SUAVE--Socios Unidos (Para) Artes Via Educacion--is a partnership between schools and the arts center that started four years ago with three schools, said Leah Goodwin, the center's director of education and outreach.
The partnership provides programs to help teachers figure out how to use the arts in their classrooms for a variety of subjects. Art coaches also visit the classrooms weekly.
Cai was a principal dancer at the Shanghai Opera House in her native China before moving to San Francisco, where she spent 12 years as a high school teacher. She founded her own dance company and serves as executive director of the Chinese Cultural Center.
Thursday, Cai's dance troupe staged two morning performances for 700 students and teachers from throughout North County as part of the art center's school play program.
Later, the teachers broke into groups for instruction in dance and how to create the brightly colored ribbons and fans used in traditional Chinese dances.
"I want you to go up and down more," Cai said laughing, as she flipped her 10-foot-long, 14-inch-wide silk ribbon high in the air. Teachers tried with varying degrees of success to mimic Cai's dance with purple, red, green, aqua and orange streamers.
"Try to make a ribbon so it's not always on the floor," she said, leading the teachers-turned-students through the intricate moves that mimic fish, waterfalls, dragons and just about any other graceful thing you can imagine.
Cai begins more complex movements with the addition of the music of Chinese drums, cymbals and flutes.
"You ready to try to write the letter Z?" she said. "In dance you learn to concentrate, you learn confidence. This is a wonderful, wonderful way to make children feel proud of themselves."
"What's exciting about this is these teachers are using the arts to teach the existing curricula," Goodwin said. "You can use the arts to teach. you can learn math through music, social studies, history and vocabulary through poetry."
"I think it's excellent," said Morgan Brunner, a third-grade teacher from L.R. Green School in Escondido who was struggling to control a long, purple ribbon. "It's something we can bring back and the kids will love it.
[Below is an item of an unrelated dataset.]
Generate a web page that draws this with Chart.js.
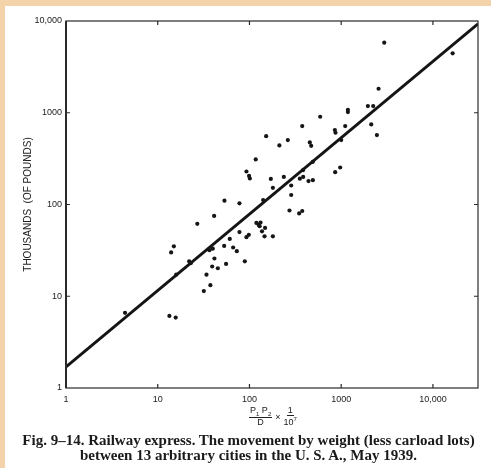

It's fun for us, too."
"It gives a great insight into the culture," said Robert Todd, as arts teacher and coach at Pioneer Elementary School in Escondido.
SUAVE is one of a number of increasingly popular programs for schools offered at the Escondido arts center, Goodwin said.
Some 26,000 reservations have already been received for 29 school shows scheduled for this season. They feature professional performers such as Cai in productions meant to appeal to school-age children, teachers and parents.
That's up from just more than 17,000 for all last season, Goodwin said, adding that "we're pretty excited about that."